Page 7 of 7
Henderson admits as much, but adds, "Down there, we could fight and be back to friends the next day — or our parents would make us talk it out 'cause they were friends."
She knows that not finishing school at Southeast High School would have been disappointing to her mother. She says she has asked about taking GED classes while awaiting trial, but her case manager says it's not possible.
Her father, her aunts and Hudspeth keep her up-to-date on family news.
Henderson doesn't want to think that her grandmother is as sick as her family says she is. "They don't think she can live by herself anymore," she says with a sigh.
If Henderson weren't in jail right now — if none of this had ever happened — she says she probably wouldn't try to go back to her old job at Encore, a bill-collection agency in Olathe. It was too hard to get to work, she says, all the way out in the suburbs without a car. She always had to bother her family for rides.

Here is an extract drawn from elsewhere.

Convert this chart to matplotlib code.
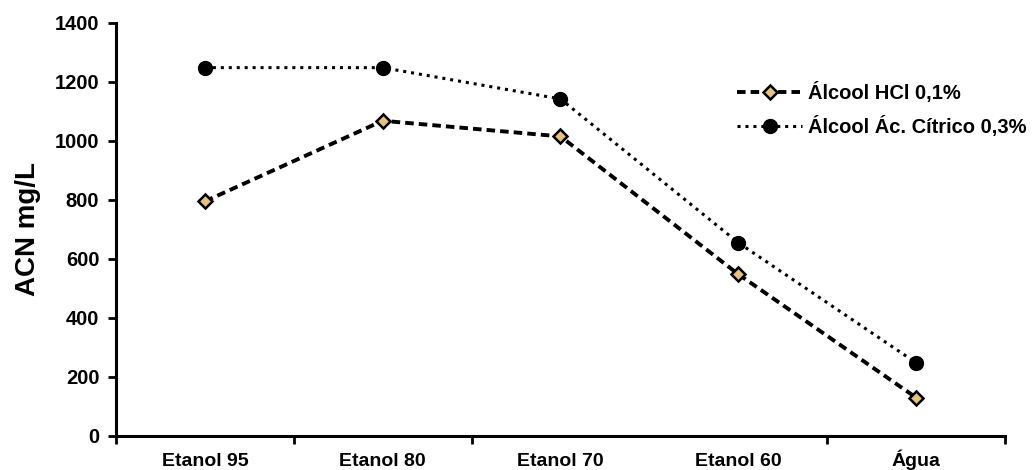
import matplotlib
matplotlib.use("Agg")
import matplotlib.pyplot as plt

categories = ["Etanol 95", "Etanol 80", "Etanol 70", "Etanol 60", "Água"]
hcl_values = [795, 1068, 1015, 548, 130]
citrico_values = [1248, 1248, 1142, 655, 248]
series_labels = ["Álcool HCl 0,1%", "Álcool Ác. Cítrico 0,3%"]
y_ticks = [0, 200, 400, 600, 800, 1000, 1200, 1400]

plt.rcParams["font.family"] = ["Liberation Sans", "DejaVu Sans"]
plt.rcParams["font.weight"] = "bold"

fig = plt.figure(figsize=(10.36, 4.70), dpi=100)
ax = fig.add_axes([0.112, 0.0725, 0.858, 0.879])

x = list(range(len(categories)))
ax.plot(x, hcl_values, linestyle=(0, (2.2, 1.3)), color="black", linewidth=2.8,
        marker="D", markersize=7.5, markerfacecolor="#E6C27E",
        markeredgecolor="black", markeredgewidth=1.8, label=series_labels[0])
ax.plot(x, citrico_values, linestyle=(0, (1, 1.6)), color="black", linewidth=2.2,
        marker="o", markersize=10, markerfacecolor="black",
        markeredgecolor="black", label=series_labels[1])

ax.set_xlim(-0.5, len(categories) - 0.5)
ax.set_ylim(0, 1400)
ax.set_yticks(y_ticks)
ax.set_yticklabels([str(v) for v in y_ticks], fontsize=14.5, fontweight="bold")
ax.set_ylabel("ACN mg/L", fontsize=20, fontweight="bold", labelpad=10)

ax.set_xticks(x)
ax.set_xticklabels(categories, fontsize=14, fontweight="bold")
for lbl in ax.get_xticklabels():
    lbl.set_verticalalignment("baseline")
ax.tick_params(axis="x", which="major", length=0, pad=22)
# boundary ticks between categories
ax.set_xticks([-0.5, 0.5, 1.5, 3.5, 4.5], minor=True)
ax.tick_params(axis="x", which="minor", length=6, width=2, direction="out")
ax.tick_params(axis="y", length=6, width=2, direction="out", pad=6)

for side in ("top", "right"):
    ax.spines[side].set_visible(False)
for side in ("left", "bottom"):
    ax.spines[side].set_linewidth(2.2)

leg = ax.legend(loc="upper left", bbox_to_anchor=(0.69, 0.875), frameon=False,
                prop={"size": 14.5, "weight": "bold"}, handlelength=3.2,
                handletextpad=0.3, labelspacing=0.6, borderaxespad=0)

fig.savefig("out.png", dpi=100, facecolor="white")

And anyway, there's something else on her mind. She says she can feel herself getting older. If she weren't in jail, she says, "I'd probably be trying to make me a baby. A son. I don't want no girls. I like baby boys better than baby girls. The only thing is, boys cry too much."
Pressed about why she prefers boys, she grows thoughtful. "Men got it easy on some things. People will try to test a girl before they'll test a man."

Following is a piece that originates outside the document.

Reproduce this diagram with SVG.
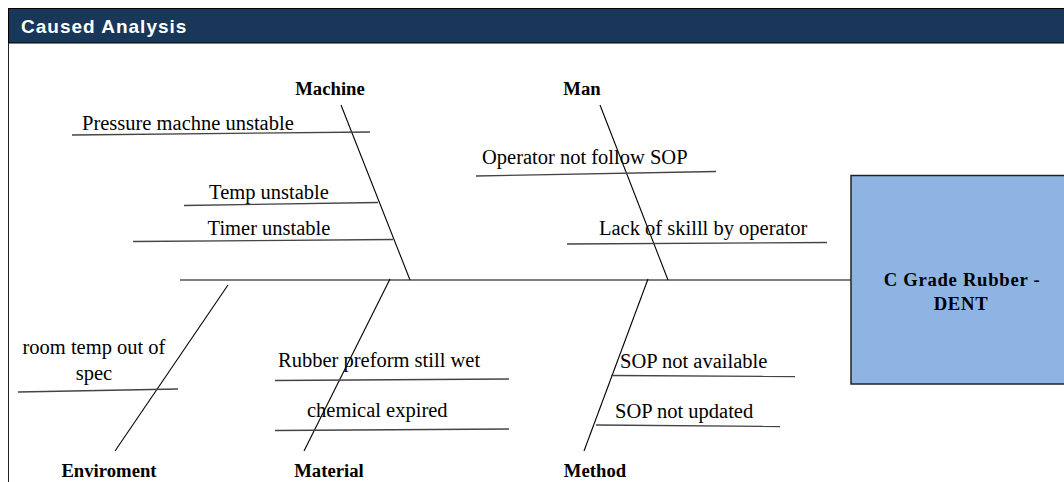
<svg xmlns="http://www.w3.org/2000/svg" width="1064" height="482" viewBox="0 0 1064 482">
<style>
.t{font-family:"Liberation Serif","Times New Roman",serif;font-size:20.5px;fill:#000}
.b{font-family:"Liberation Serif","Times New Roman",serif;font-size:18.7px;font-weight:bold;fill:#000}
.bone{stroke:#000;stroke-width:1.1;fill:none}
.sub{stroke:#444;stroke-width:1.3;fill:none}
</style>
<rect x="0" y="0" width="1064" height="482" fill="#fff"/>
<g id="header">
<rect x="8.5" y="8.5" width="1060" height="34.5" fill="#193759" stroke="#000" stroke-width="1"/>
<text x="21" y="33" font-family="'Liberation Sans',Arial,sans-serif" font-size="19" font-weight="bold" letter-spacing="1" fill="#fff">Caused Analysis</text>
</g>
<line x1="8.5" y1="43" x2="8.5" y2="482" stroke="#222" stroke-width="1"/>
<g id="connectors">
<line class="bone" x1="180" y1="280" x2="851" y2="280" stroke-width="1.5"/>
<line class="bone" x1="341" y1="105" x2="410" y2="280"/>
<line class="bone" x1="600" y1="105" x2="668" y2="280"/>
<line class="bone" x1="228" y1="285" x2="115" y2="451"/>
<line class="bone" x1="390" y1="279" x2="304" y2="451"/>
<line class="bone" x1="648" y1="279" x2="584" y2="451"/>
<line class="sub" x1="72" y1="135" x2="370" y2="132"/>
<line class="sub" x1="184" y1="205.5" x2="378" y2="202.5"/>
<line class="sub" x1="133" y1="241.5" x2="393" y2="239.5"/>
<line class="sub" x1="476" y1="176" x2="716" y2="171.5"/>
<line class="sub" x1="567" y1="244" x2="827" y2="242.5"/>
<line class="sub" x1="18" y1="392" x2="178" y2="389"/>
<line class="sub" x1="275" y1="380.5" x2="509" y2="379"/>
<line class="sub" x1="275" y1="430.5" x2="509" y2="429"/>
<line class="sub" x1="611" y1="375.5" x2="795" y2="376.5"/>
<line class="sub" x1="596" y1="425" x2="780" y2="426.5"/>
</g>
<g id="machine">
<text class="b" x="330" y="95" text-anchor="middle">Machine</text>
<text class="t" x="82" y="130">Pressure machne unstable</text>
<text class="t" x="269" y="199" text-anchor="middle">Temp unstable</text>
<text class="t" x="269" y="235" text-anchor="middle">Timer unstable</text>
</g>
<g id="man">
<text class="b" x="582" y="95" text-anchor="middle">Man</text>
<text class="t" x="482" y="164">Operator not follow SOP</text>
<text class="t" x="599" y="235">Lack of skilll by operator</text>
</g>
<g id="enviroment">
<text class="b" x="109" y="477" text-anchor="middle">Enviroment</text>
<text class="t" x="94" y="354" text-anchor="middle">room temp out of</text>
<text class="t" x="94" y="380" text-anchor="middle">spec</text>
</g>
<g id="material">
<text class="b" x="329" y="477" text-anchor="middle">Material</text>
<text class="t" x="278" y="367">Rubber preform still wet</text>
<text class="t" x="307" y="417">chemical expired</text>
</g>
<g id="method">
<text class="b" x="595" y="477" text-anchor="middle">Method</text>
<text class="t" x="620" y="368">SOP not available</text>
<text class="t" x="615" y="418">SOP not updated</text>
</g>
<g id="effect">
<rect x="851" y="175.5" width="220" height="208.5" fill="#8EB4E3" stroke="#222" stroke-width="1.5"/>
<text class="b" x="962" y="286" text-anchor="middle" font-size="21" letter-spacing="0.7">C Grade Rubber -</text>
<text class="b" x="961" y="310" text-anchor="middle" font-size="21" letter-spacing="0.7">DENT</text>
</g>
</svg>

She's optimistic that she'll beat her charges but admits that she's anxious about the trial. "I don't think I'd even be normal if I wasn't nervous."

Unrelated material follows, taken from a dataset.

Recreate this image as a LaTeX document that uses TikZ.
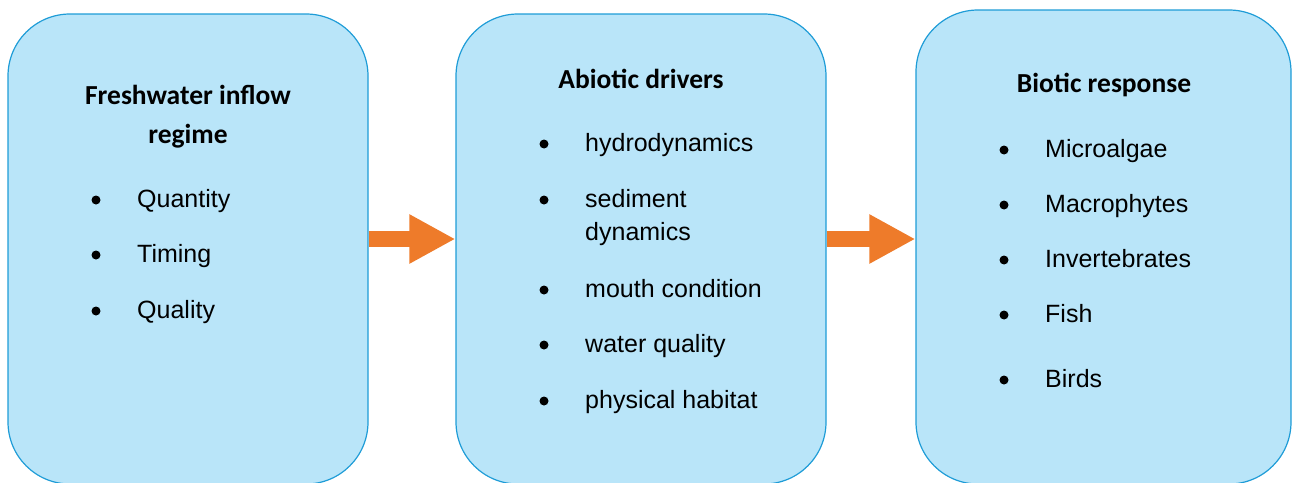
\documentclass[tikz,border=0pt]{standalone}
\usepackage{fontspec}
\setmainfont{Liberation Sans}
\newfontfamily\headfont{Carlito}
\usetikzlibrary{arrows.meta,positioning}
\definecolor{BoxFill}{HTML}{B9E5F9}
\definecolor{BoxLine}{HTML}{1E9CD7}
\definecolor{FlowOrange}{HTML}{EE7B2A}
\tikzset{
    box/.style = {draw=BoxLine, fill=BoxFill, line width=1.2pt,
        rectangle, rounded corners=62pt, inner sep=0pt},
    head/.style = {font=\headfont\bfseries\fontsize{27.5}{39}\selectfont,
        align=center, anchor=base, inner sep=0pt},
    item/.style = {font=\fontsize{25}{32}\selectfont, anchor=base west,
        inner sep=0pt},
    bullet/.style = {circle, fill=black, inner sep=0pt, minimum size=9pt},
    flow/.style = {draw=FlowOrange, line width=16pt,
        -{Triangle[length=46pt,width=46pt]}}
}

\begin{document}
\begin{tikzpicture}[x=1pt,y=-1pt]
  \useasboundingbox (0,0) rectangle (1292,482);
  % the three stages
  \node[box, minimum width=360pt, minimum height=470pt] (inflow) at (188,249) {};
  \node[box, minimum width=370pt, minimum height=470pt] (abiotic) at (641,249) {};
  \node[box, minimum width=375pt, minimum height=474pt] (biotic) at (1103.5,247) {};

  \node[head] (inflowhead) at (188,143) {Freshwater inflow\\regime};
  \node[head] (abiotichead) at (641,88) {Abiotic drivers};
  \node[head] (biotichead) at (1104,92) {Biotic response};

  % bullet lists, y is the baseline
  \foreach \y/\t in {207/Quantity,262/Timing,318/Quality}{
    \node[bullet] (ib\y) at (96,\y-7) {};
    \node[item] (it\y) at (137,\y) {\t};
  };
  \foreach \y/\t in {151/hydrodynamics,207/sediment,297/mouth condition,352/water quality,408/physical habitat}{
    \node[bullet] (ab\y) at (544,\y-7) {};
    \node[item] (at\y) at (585,\y) {\t};
  };
  \node[item] (at240) at (585,240) {dynamics};
  \foreach \y/\t in {157/Microalgae,212/Macrophytes,267/Invertebrates,322/Fish,387/Birds}{
    \node[bullet] (bb\y) at (1004,\y-7) {};
    \node[item] (bt\y) at (1045,\y) {\t};
  };

  % flow between stages
  \draw[flow] ([yshift=10pt]inflow.east) -- ([yshift=10pt]abiotic.west);
  \draw[flow] ([yshift=10pt]abiotic.east) -- ([yshift=8pt]biotic.west);
\end{tikzpicture}
\end{document}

When a guard opens the heavily bolted door to the hallway to inform Henderson that her time is up, a playful look crosses her face. "Oh, I'm blessed with you, huh?" she says to the guard who will escort her back to her little cell.
"C'mon," the guard says with mock roughness. "You think we care how high-powered a lawyer you got?"
"What you know about him?" Henderson shoots back, and then she's gone.